Persoalan ditambah dengan iuran kelas III yang belum mengalami penyesuaian iuran dan mengambil porsi terbesar. Ini termasuk penerima bantuan iuran (PBI) sekitar 92 juta jiwa yang rencananya akan ditambah pemerintah menjadi 107 juta jiwa.
Namun, seiring dengan ditambahnya peserta PBI, kata dia, angka iuran yang ditetapkan hanya Rp 23 ribu padahal idealnya di kisaran Rp 35 ribu. Artinya, kata dia, ada defisit Rp 12 ribu per PBI. Ia menyebutkan apabila berbicara premi PBI untuk mengejar hitungan aktuaria maka harusnya pemerintah siapkan dana Rp 35 triliun.

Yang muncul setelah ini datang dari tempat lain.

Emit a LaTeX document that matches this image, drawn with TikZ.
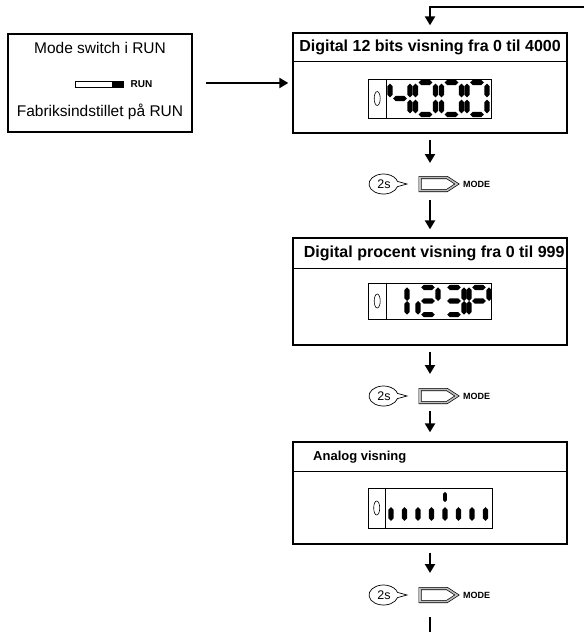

"Sedangkan pemerintah hanya punya uang Rp 25 triliun. Berarti darimana Rp 10 triliun kekurangan yang akan ditambahkan? Ujung-ujungnya faktor keuangan," ujarnya.

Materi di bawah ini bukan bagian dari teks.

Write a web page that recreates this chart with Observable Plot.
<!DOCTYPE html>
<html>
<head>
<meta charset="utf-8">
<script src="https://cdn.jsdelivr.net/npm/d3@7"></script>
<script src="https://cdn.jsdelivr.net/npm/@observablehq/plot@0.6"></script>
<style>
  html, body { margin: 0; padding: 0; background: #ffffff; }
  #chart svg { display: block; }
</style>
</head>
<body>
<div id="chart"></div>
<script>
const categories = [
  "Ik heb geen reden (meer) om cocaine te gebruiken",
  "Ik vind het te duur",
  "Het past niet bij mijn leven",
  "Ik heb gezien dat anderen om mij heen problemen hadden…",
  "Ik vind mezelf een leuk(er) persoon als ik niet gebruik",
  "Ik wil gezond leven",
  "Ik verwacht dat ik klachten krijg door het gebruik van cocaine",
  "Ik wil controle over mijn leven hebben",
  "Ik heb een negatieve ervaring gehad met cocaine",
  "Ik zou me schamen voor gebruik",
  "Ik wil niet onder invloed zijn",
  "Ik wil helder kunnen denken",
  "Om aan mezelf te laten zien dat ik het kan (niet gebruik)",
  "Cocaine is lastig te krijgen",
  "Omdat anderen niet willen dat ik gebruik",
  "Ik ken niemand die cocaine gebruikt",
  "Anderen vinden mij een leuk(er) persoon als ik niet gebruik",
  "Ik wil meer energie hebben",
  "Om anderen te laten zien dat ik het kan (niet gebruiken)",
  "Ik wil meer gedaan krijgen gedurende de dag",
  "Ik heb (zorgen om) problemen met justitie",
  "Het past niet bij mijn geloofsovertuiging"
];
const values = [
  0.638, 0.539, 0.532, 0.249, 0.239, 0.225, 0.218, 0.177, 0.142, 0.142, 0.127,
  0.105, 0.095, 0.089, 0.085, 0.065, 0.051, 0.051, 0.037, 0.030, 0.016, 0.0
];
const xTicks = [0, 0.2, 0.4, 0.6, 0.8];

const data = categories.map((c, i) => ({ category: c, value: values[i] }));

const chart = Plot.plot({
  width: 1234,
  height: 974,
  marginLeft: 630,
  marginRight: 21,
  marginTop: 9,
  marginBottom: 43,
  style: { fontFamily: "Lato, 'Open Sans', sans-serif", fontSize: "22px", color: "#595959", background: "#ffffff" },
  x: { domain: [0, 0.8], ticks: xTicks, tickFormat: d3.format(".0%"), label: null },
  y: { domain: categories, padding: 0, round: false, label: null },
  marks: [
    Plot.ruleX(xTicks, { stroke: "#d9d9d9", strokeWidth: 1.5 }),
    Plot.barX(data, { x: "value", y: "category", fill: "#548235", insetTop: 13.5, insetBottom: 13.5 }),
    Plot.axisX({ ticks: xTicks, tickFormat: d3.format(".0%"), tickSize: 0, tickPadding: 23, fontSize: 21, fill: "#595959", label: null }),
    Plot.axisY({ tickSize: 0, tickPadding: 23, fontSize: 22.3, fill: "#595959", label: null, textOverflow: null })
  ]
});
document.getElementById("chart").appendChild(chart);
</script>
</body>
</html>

Kendati demikian, ia meminta pemerintah tetap harus bertanggung jawab. Ia menegaskan pemerintah harus menyiapkan dana talangan untuk membayar iuran PBI sesuai hitungan aktuaria.
Kalau PBI sudah mendapat dana talangan iuran PBI sesuai hitungan aktuaria, kata dia, peserta kelas III mandiri atau umum bisa saja mengikuti penyesuaian iuran. Menurutnya, perbandingan kenaikan iuran sama saja seperti mengurangi dua bungkus rokok sebulan atau seharga dua mangkok bakso demi kesehatan.

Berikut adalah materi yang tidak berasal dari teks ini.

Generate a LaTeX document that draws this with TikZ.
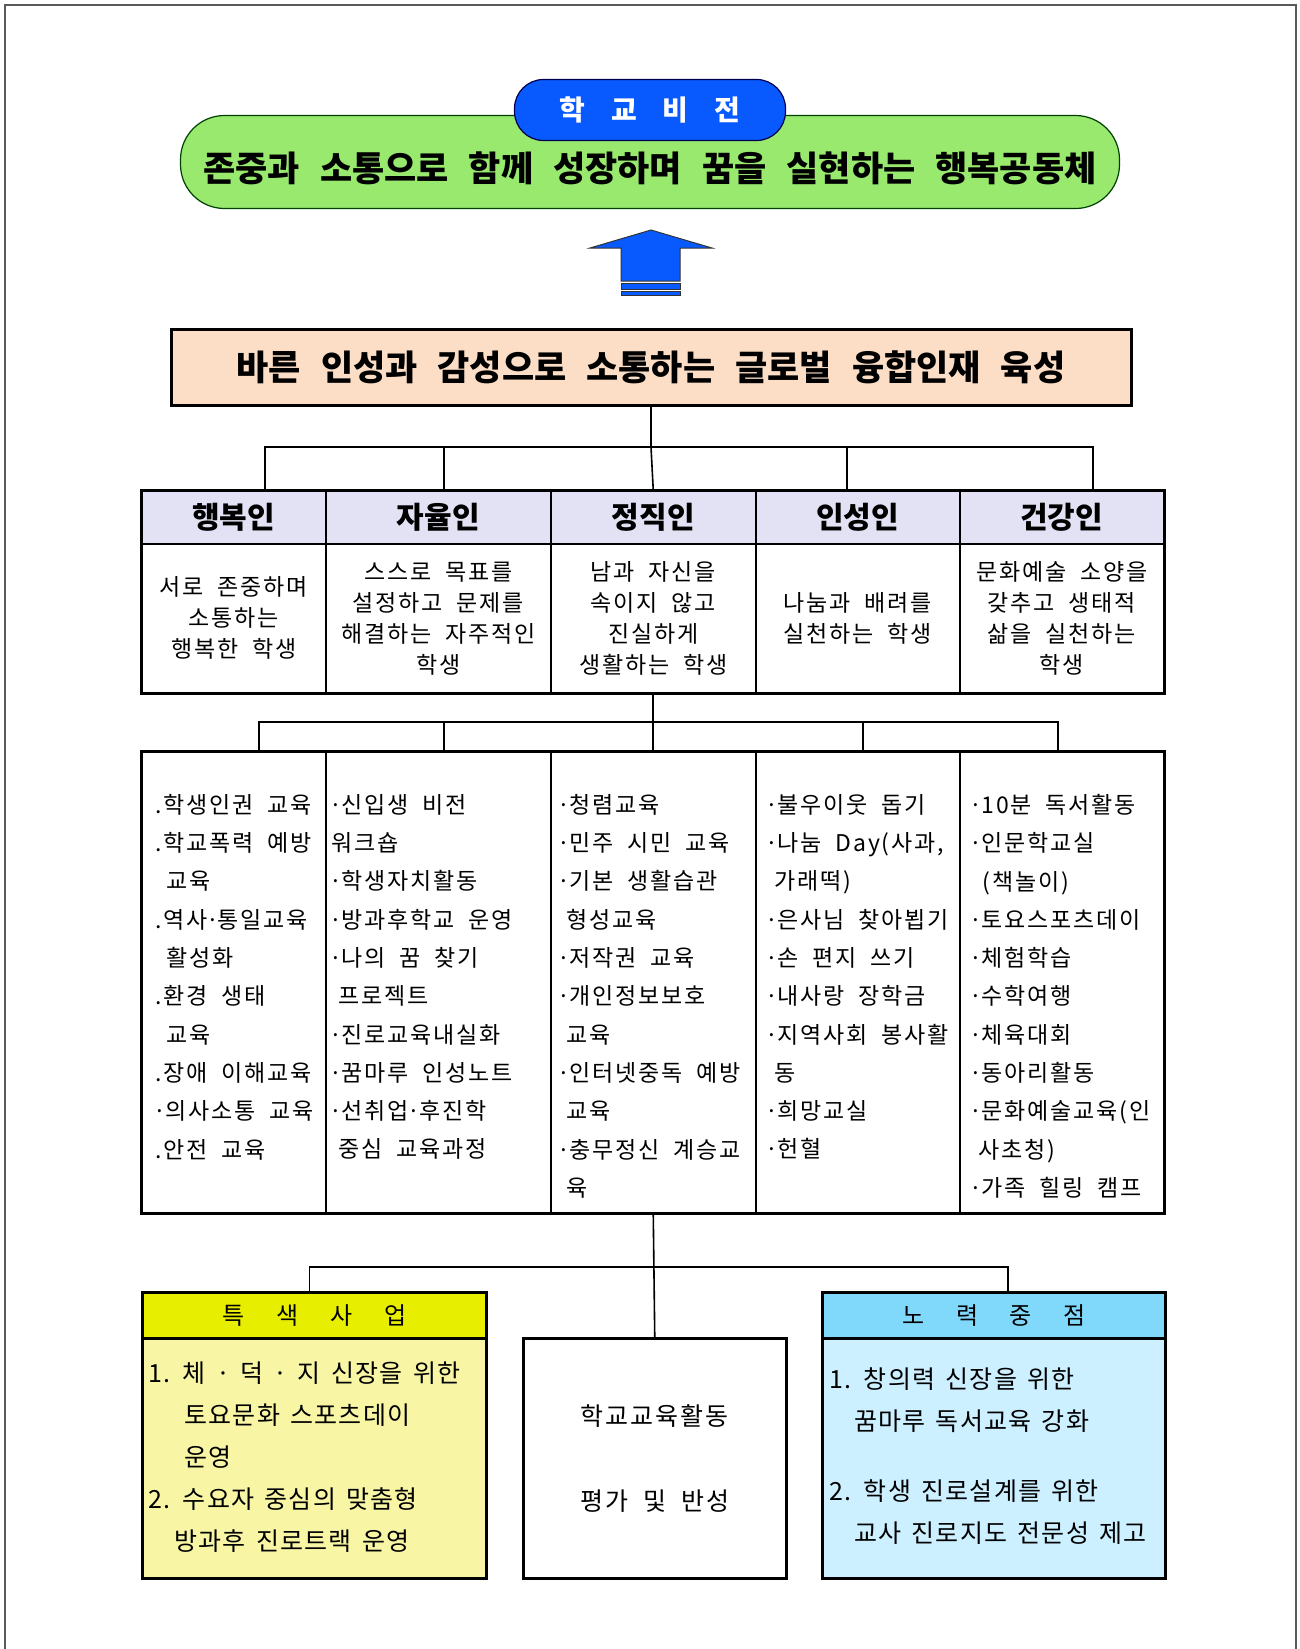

"Tapi tolong jangan dilihat apakah masyarakat mau premi atau iuran kelas III naik tapi pemerintah dulu yang bertanggung jawab dalam mengurusi kesehatan masyarakatnya," katanya.
Badan Penyelenggara Jaminan Sosial (BPJS) Kesehatan per 25 Juli 2018 tidak menjamin atau menanggung tiga pelayanan kesehatan, yaitu katarak, persalinan bayi yang lahir sehat, dan rehabilitasi medik. Kepala Humas BPJS Kesehatan, Nopi Hidayat, membenarkan, per Rabu (25/7), BPJS Kesehatan menerapkan beberapa implementasi.
"Pertama, Peraturan Direktur Jaminan Pelayanan Kesehatan Nomor 2 Tahun 2018 Tentang Penjaminan Pelayanan Katarak Dalam Program Jaminan Kesehatan, kedua Peraturan Direktur Jaminan Pelayanan Kesehatan Nomor 3 Tahun 2018 Tentang Penjaminan Pelayanan Persalinan Dengan Bayi Lahir Sehat, dan ketiga Peraturan Direktur Jaminan Pelayanan Kesehatan Nomor 5 Tahun 2018 tentang Penjaminan Pelayanan Rehabilitasi Medik," kata Nopi saat dihubungi Republika.co.id, Jumat (27/7).
Ia menambahkan, terbitnya peraturan ini mengacu pada ketentuan perundang-undangan, khususnya Undang-Undang Nomor 40 Tahun 2004 tentang Sistem Jaminan Sosial Nasional (SJSN). Khususnya, tutur dia, Pasal 24 Ayat 3 yang menyebutkan, BPJS Kesehatan dapat mengembangkan sistem pelayanan kesehatan, sistem kendali mutu pelayanan, dan sistem pembayaran pelayanan kesehatan untuk meningkatkan efisiensi dan efektivitas jaminan kesehatan.
Jadi, kata dia, kebijakan tiga peraturan itu dilakukan agar peserta program JKN-KIS memperoleh manfaat pelayanan kesehatan yang bermutu, efektif, dan efisien. "Hal ini dilakukan sebagai tindak lanjut dari Rapat Tingkat Menteri awal tahun 2018 yang membahas tentang sustainibilitas Program JKN-KIS di mana BPJS Kesehatan harus fokus pada mutu layanan dan efektivitas pembiayaan,” ujarnya.